GitHub is used to host code, to track issues and feature requests, as well as accept pull requests.
Contributions are very welcome. Please start with a planning step before working on code and submitting pull requests:
- Create an issue in which you describe your proposed change in detail:
- Purpose and use case
- Architecture (how will it work?)
- Implementation (what will the code look like?)
- A maintainer will then look at your proposal and get back to you and either:
- Approve
- Request changes
- Reject
- Once the proposal has been approved, please continue with the next step (pull request).
Changes to the codebase are made through pull requests (PRs). Procedure:
- Fork the repo and create your branch from
main. - Make your changes.
- Make sure your code lints (using
scripts/lint). - Test your contribution (use
scripts/test; aim to keep coverage ≥ 99%). - Update the documentation.
- Issue that pull request!
Report a bug by opening a new issue.
Great bug reports tend to have:
- A quick summary and/or background
- Steps to reproduce
- Be specific!
- Give sample code if you can.
- What you expected would happen
- What actually happens
- Notes (possibly including why you think this might be happening, or stuff you tried that didn't work)
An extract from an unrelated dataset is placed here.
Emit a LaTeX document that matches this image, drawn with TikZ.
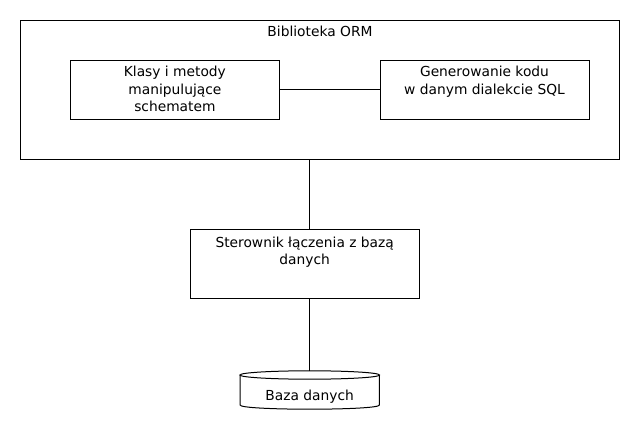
\documentclass[tikz,border=0pt]{standalone}
\usepackage{fontspec}
\setmainfont{DejaVu Sans}
\usetikzlibrary{positioning}

\begin{document}
\begin{tikzpicture}[
            x=1pt, y=-1pt,
            box/.style={draw, line width=1pt, inner sep=0pt},
            caption/.style={align=center, anchor=base, inner sep=0pt,
                font=\fontsize{13.8}{17.7}\selectfont},
            link/.style={line width=1pt},
        ]
            \useasboundingbox (0,0) rectangle (640,430);
            % the library frame
            \node[box, minimum width=598.6, minimum height=138.3] (orm) at (320,89.9) {};
            \node[caption] (ormtxt) at (320,36.7) {Biblioteka ORM};
            % inner boxes (base = last line)
            \node[box, minimum width=208.3, minimum height=58.3] (klasy) at (174.9,89.9) {};
            \node[caption] (klasytxt) at (174.9,112) {Klasy i metody\\manipulujące\\schematem};
            \node[box, minimum width=209, minimum height=58.3] (gen) at (484.5,89.9) {};
            \node[caption] (gentxt) at (484.5,94.2) {Generowanie kodu\\w danym dialekcie SQL};
            % driver
            \node[box, minimum width=229.3, minimum height=69] (drv) at (304.7,264.5) {};
            \node[caption] (drvtxt) at (304.7,265) {Sterownik łączenia z bazą\\danych};
            % database drum
            \coordinate (dbtop) at (309.7,370.8);
            \draw[link] (309.7,375) ellipse [x radius=69.7, y radius=4.2];
            \draw[link] (240,375) -- (240,405)
                .. controls (240,410.6) and (379.4,410.6) .. (379.4,405) -- (379.4,375);
            \node[caption] (db) at (309.7,400) {Baza danych};
            % connectors
            \draw[link] (klasy) -- (gen);
            \draw[link] (orm.south -| dbtop) -- (drv.north -| dbtop);
            \draw[link] (drv.south -| dbtop) -- (dbtop);
        \end{tikzpicture}
\end{document}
This repository uses Ruff for formatting and linting.
-
Format and lint locally with:
./scripts/lint
-
The linter enforces import sorting and common correctness/style rules.
This integration comes with a devcontainer, easy to use with Visual Studio Code. See this blog post for helpful information on how to get started with Home Assistant integration development.
By contributing, you agree that your contributions will be licensed under its MIT License.